To date, Nelin says, the technology's benefits have been multifold. First and foremost is the improved speed of inventory counts. What previously required multiple employees walking through the server inventory can now be accomplished by a single individual. "We can check quickly and see if all goes well," he states. In the event that a problem is detected, such as missing servers, the company can act on that information to locate when and how those servers might have gone missing, as well as where they ended up.

Another benefit, Nelin says, is the efficiency of asset management. During inventory counts, he adds, "There is no more need to search for each serial number, each brand, each reference, and write it in an Excel [spreadsheet]. The scanner does it for us." The deployment was accomplished quickly at the first data center, in part due to Orange's familiarity with RFID technology.
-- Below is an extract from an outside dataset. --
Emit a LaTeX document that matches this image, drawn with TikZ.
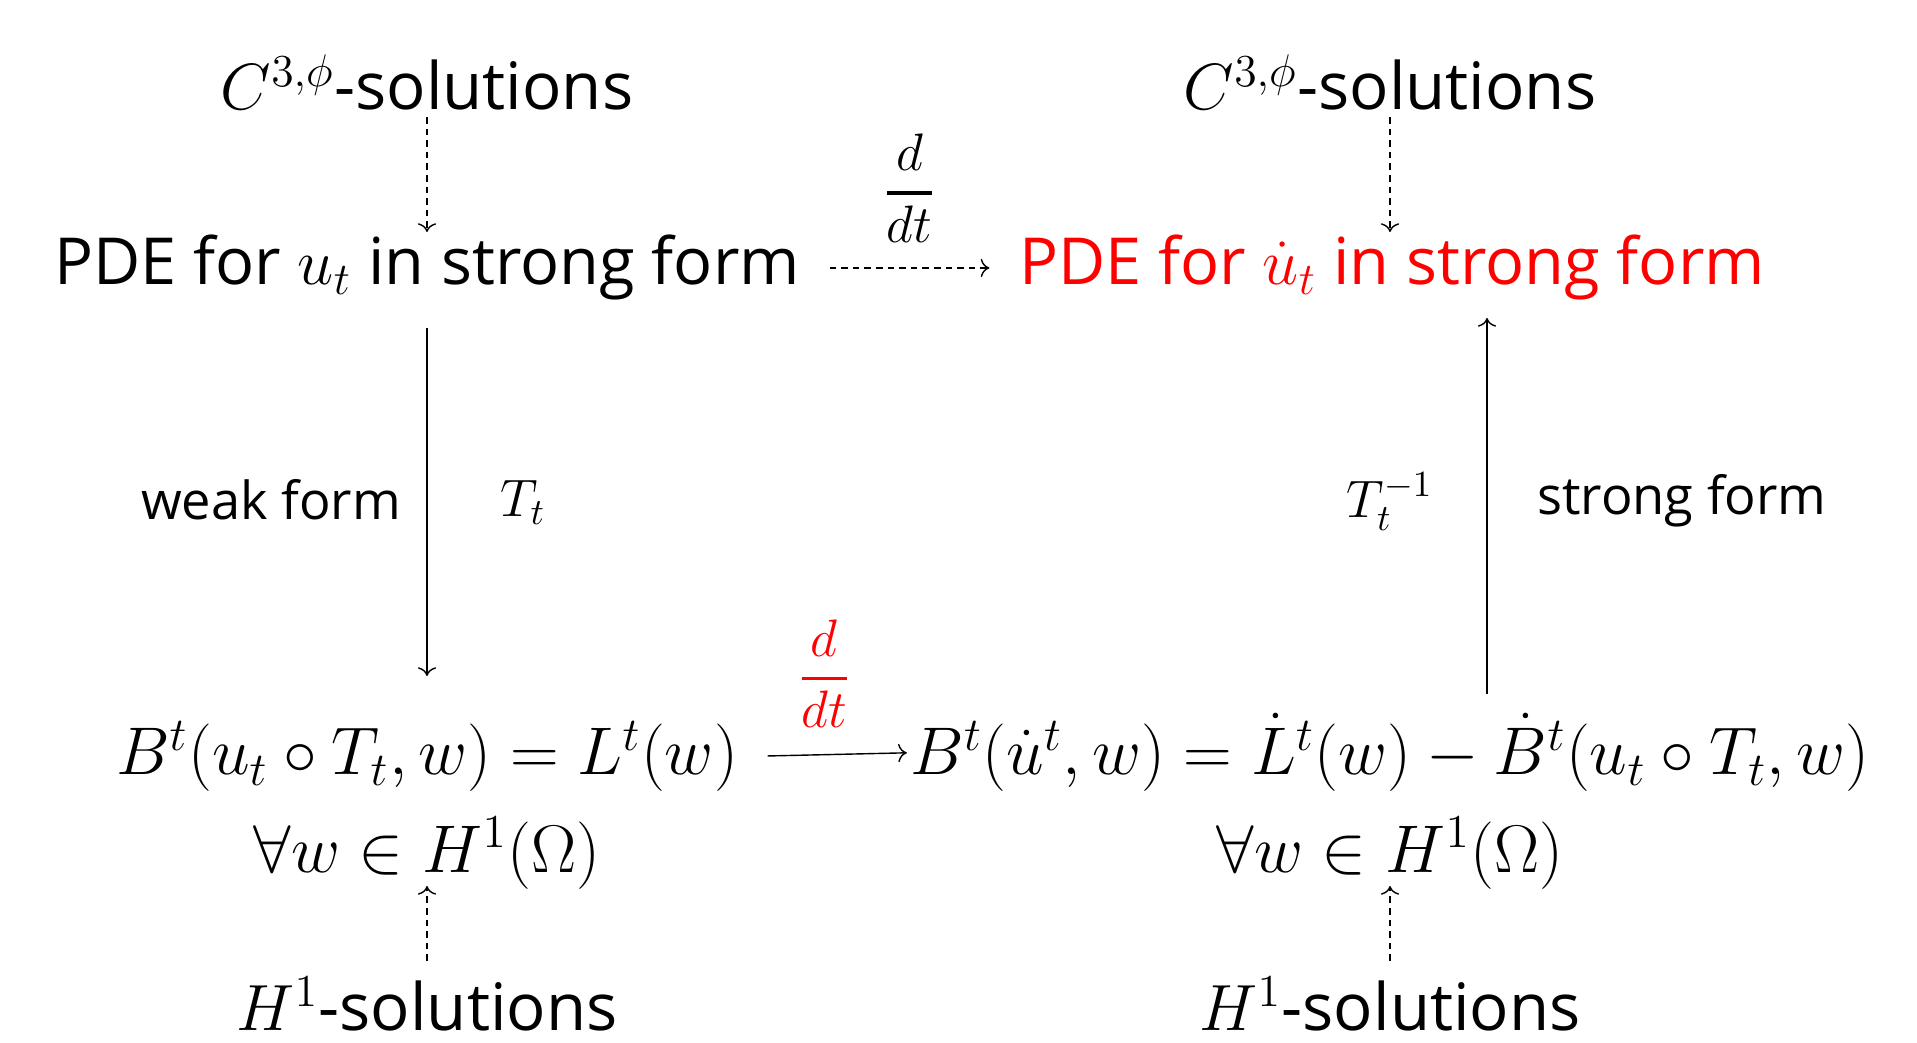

Companies that already understand the technology, Munier says, often are the most successful at deploying the solution. "We knew what we wanted: an improvement of the already existing system," Nelin states, "and this system meets our expectations."

As the technology is expanded to other sites, such as the Chartres data center, the company intends to evaluate any other advantages or drawbacks. According to Nelin, one future change may involve working with UBI Solutions to configure faster integration of data from the cloud-based server to Orange's own asset-management system. "For some improvement in the long term," he says, "we would have to replace the USB key with a network file-transfer solution and automate the task."

The company also hopes to use RFID tags that are smaller for specific pieces of equipment. According to Munier, UBI Solutions' goal is to provide its customers with a system that can be easily repeated at other sites, and that is relatively inexpensive. As more sites go live with the technology, he notes, they will need to acquire tags and a reader, as well as access to the existing software. Then, he states, "They just read tags and they get data."